Background: Historically, estrogen receptor (ER) determinations have been made by the ligand-binding assay of tumor homogenates, primarily by the dextran-coated charcoal method (DCC). Immunocytochemical assays (ICA) for ER are more recent and have been executed mostly on frozen sections with the monoclonal antibody H222Sp gamma (H222). Lately, new monoclonal antibodies derived by recombinant ER technology have been developed that work well on paraffin embedded, formalin fixed tissue sections. However, there is little information as to whether such assays prognosticate endocrine response.

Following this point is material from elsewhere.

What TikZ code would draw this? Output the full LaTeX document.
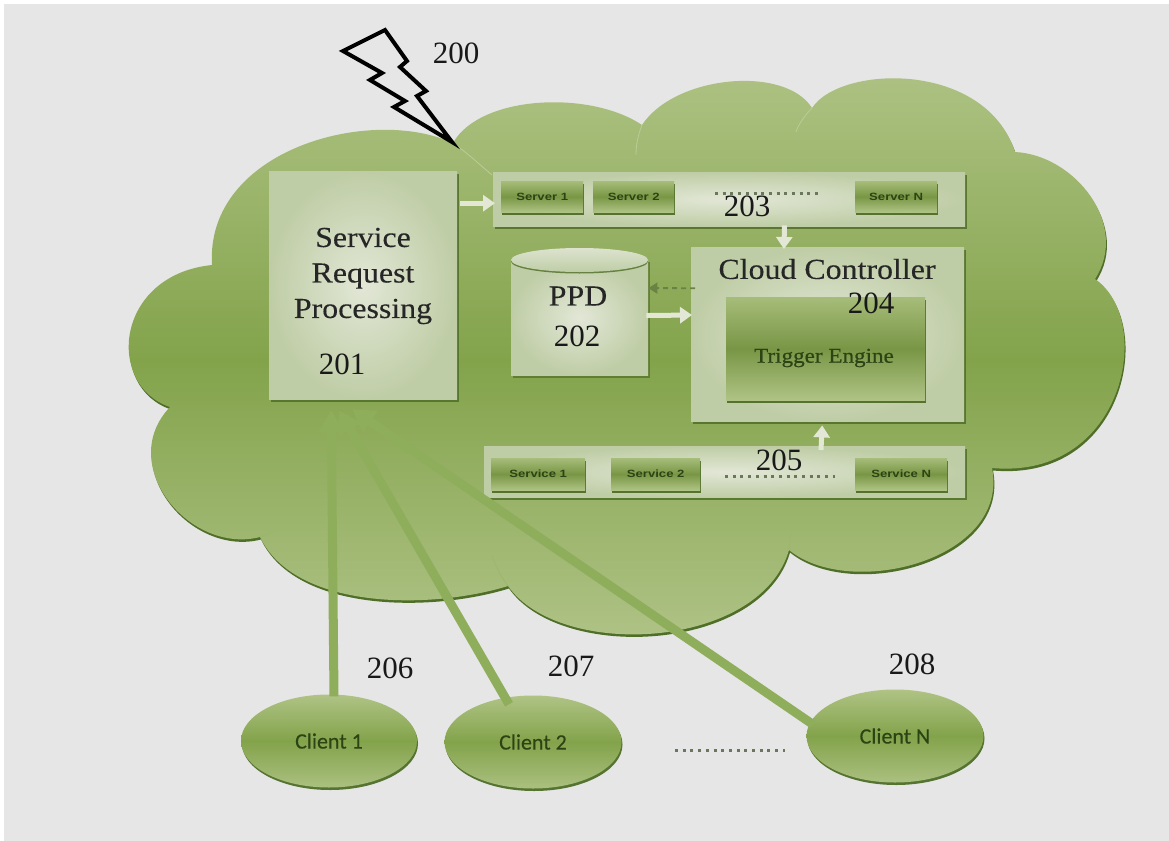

Methods: Using antigen retrieval, the immunoglobulin G1 monoclonal antibody ER1D5, and the streptavidin-biotin detection system, 74 patients with breast cancer in whom endocrine response was known were assayed and the results compared with ER by DCC and ER by ICA in frozen section with H222.
Results: ER1D5 in paraffin provided the highest correlation with endocrine response (Kendall's tau [r] = 0.57; P<0.001) whereas ER by DCC failed to correlate (r= -0.002; P<0.99). ER1D5 in paraffin correlated weakly though significantly with DCC (Kappa Statistic [K] = 0.204; P<0.02). H222 in frozen sections also correlated moderately with endocrine response (r = 0.34; P<0.001).
Conclusions: ER can be detected in routine tissue sections processed with antigen retrieval and ER1D5, and can be relied upon to provide accurate prognostic information regarding response to endocrine therapies in breast cancer patients.